++++ Provided material ++++

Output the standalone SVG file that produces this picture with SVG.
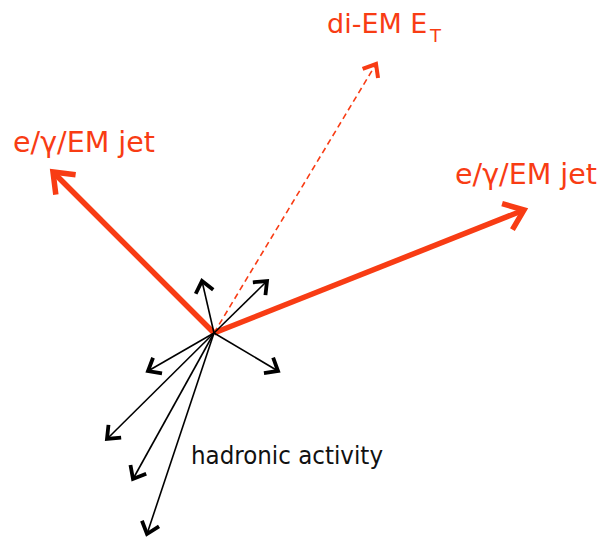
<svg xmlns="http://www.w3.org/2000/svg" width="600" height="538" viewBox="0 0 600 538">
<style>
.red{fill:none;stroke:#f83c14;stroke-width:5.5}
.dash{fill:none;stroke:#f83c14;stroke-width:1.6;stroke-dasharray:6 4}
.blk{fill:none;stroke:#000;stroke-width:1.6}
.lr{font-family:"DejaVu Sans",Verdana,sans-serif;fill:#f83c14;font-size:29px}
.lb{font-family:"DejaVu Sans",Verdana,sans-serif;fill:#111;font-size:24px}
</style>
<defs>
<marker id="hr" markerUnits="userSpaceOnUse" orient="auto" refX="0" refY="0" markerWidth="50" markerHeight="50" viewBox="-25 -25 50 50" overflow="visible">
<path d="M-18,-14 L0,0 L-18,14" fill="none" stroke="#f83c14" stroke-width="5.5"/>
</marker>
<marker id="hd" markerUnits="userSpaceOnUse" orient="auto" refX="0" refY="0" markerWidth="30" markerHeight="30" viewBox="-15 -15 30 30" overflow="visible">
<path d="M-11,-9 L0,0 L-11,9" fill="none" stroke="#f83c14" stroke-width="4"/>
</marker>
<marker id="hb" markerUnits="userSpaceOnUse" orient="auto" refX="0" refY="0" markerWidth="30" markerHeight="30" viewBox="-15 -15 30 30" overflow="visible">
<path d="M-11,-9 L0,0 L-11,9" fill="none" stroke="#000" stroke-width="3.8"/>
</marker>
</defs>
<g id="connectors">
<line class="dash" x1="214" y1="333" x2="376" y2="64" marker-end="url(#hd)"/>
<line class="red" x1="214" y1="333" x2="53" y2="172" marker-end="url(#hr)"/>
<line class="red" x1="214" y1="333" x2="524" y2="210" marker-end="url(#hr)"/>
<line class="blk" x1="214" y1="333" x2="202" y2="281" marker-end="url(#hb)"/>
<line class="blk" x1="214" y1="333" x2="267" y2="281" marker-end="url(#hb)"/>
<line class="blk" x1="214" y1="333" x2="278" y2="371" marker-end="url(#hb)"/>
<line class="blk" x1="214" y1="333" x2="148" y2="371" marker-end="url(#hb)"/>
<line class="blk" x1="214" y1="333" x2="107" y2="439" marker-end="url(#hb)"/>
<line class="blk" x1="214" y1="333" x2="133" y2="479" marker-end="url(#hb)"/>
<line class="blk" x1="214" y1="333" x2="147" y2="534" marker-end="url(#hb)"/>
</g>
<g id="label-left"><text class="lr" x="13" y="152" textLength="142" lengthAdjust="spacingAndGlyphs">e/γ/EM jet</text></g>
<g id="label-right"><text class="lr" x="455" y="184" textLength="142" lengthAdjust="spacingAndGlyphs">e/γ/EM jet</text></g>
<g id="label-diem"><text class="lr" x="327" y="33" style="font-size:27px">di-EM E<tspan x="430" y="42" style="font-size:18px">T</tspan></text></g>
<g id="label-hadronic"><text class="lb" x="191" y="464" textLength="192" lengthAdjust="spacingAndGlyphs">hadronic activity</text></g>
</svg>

++++

*Exercise details*
Set the listing down in full and exactly. Pictures within it should not appear in the copy.

*Solution*
Output the standalone SVG file that produces this picture with SVG.
<svg xmlns="http://www.w3.org/2000/svg" width="600" height="538" viewBox="0 0 600 538">
<style>
.red{fill:none;stroke:#f83c14;stroke-width:5.5}
.dash{fill:none;stroke:#f83c14;stroke-width:1.6;stroke-dasharray:6 4}
.blk{fill:none;stroke:#000;stroke-width:1.6}
.lr{font-family:"DejaVu Sans",Verdana,sans-serif;fill:#f83c14;font-size:29px}
.lb{font-family:"DejaVu Sans",Verdana,sans-serif;fill:#111;font-size:24px}
</style>
<defs>
<marker id="hr" markerUnits="userSpaceOnUse" orient="auto" refX="0" refY="0" markerWidth="50" markerHeight="50" viewBox="-25 -25 50 50" overflow="visible">
<path d="M-18,-14 L0,0 L-18,14" fill="none" stroke="#f83c14" stroke-width="5.5"/>
</marker>
<marker id="hd" markerUnits="userSpaceOnUse" orient="auto" refX="0" refY="0" markerWidth="30" markerHeight="30" viewBox="-15 -15 30 30" overflow="visible">
<path d="M-11,-9 L0,0 L-11,9" fill="none" stroke="#f83c14" stroke-width="4"/>
</marker>
<marker id="hb" markerUnits="userSpaceOnUse" orient="auto" refX="0" refY="0" markerWidth="30" markerHeight="30" viewBox="-15 -15 30 30" overflow="visible">
<path d="M-11,-9 L0,0 L-11,9" fill="none" stroke="#000" stroke-width="3.8"/>
</marker>
</defs>
<g id="connectors">
<line class="dash" x1="214" y1="333" x2="376" y2="64" marker-end="url(#hd)"/>
<line class="red" x1="214" y1="333" x2="53" y2="172" marker-end="url(#hr)"/>
<line class="red" x1="214" y1="333" x2="524" y2="210" marker-end="url(#hr)"/>
<line class="blk" x1="214" y1="333" x2="202" y2="281" marker-end="url(#hb)"/>
<line class="blk" x1="214" y1="333" x2="267" y2="281" marker-end="url(#hb)"/>
<line class="blk" x1="214" y1="333" x2="278" y2="371" marker-end="url(#hb)"/>
<line class="blk" x1="214" y1="333" x2="148" y2="371" marker-end="url(#hb)"/>
<line class="blk" x1="214" y1="333" x2="107" y2="439" marker-end="url(#hb)"/>
<line class="blk" x1="214" y1="333" x2="133" y2="479" marker-end="url(#hb)"/>
<line class="blk" x1="214" y1="333" x2="147" y2="534" marker-end="url(#hb)"/>
</g>
<g id="label-left"><text class="lr" x="13" y="152" textLength="142" lengthAdjust="spacingAndGlyphs">e/γ/EM jet</text></g>
<g id="label-right"><text class="lr" x="455" y="184" textLength="142" lengthAdjust="spacingAndGlyphs">e/γ/EM jet</text></g>
<g id="label-diem"><text class="lr" x="327" y="33" style="font-size:27px">di-EM E<tspan x="430" y="42" style="font-size:18px">T</tspan></text></g>
<g id="label-hadronic"><text class="lb" x="191" y="464" textLength="192" lengthAdjust="spacingAndGlyphs">hadronic activity</text></g>
</svg>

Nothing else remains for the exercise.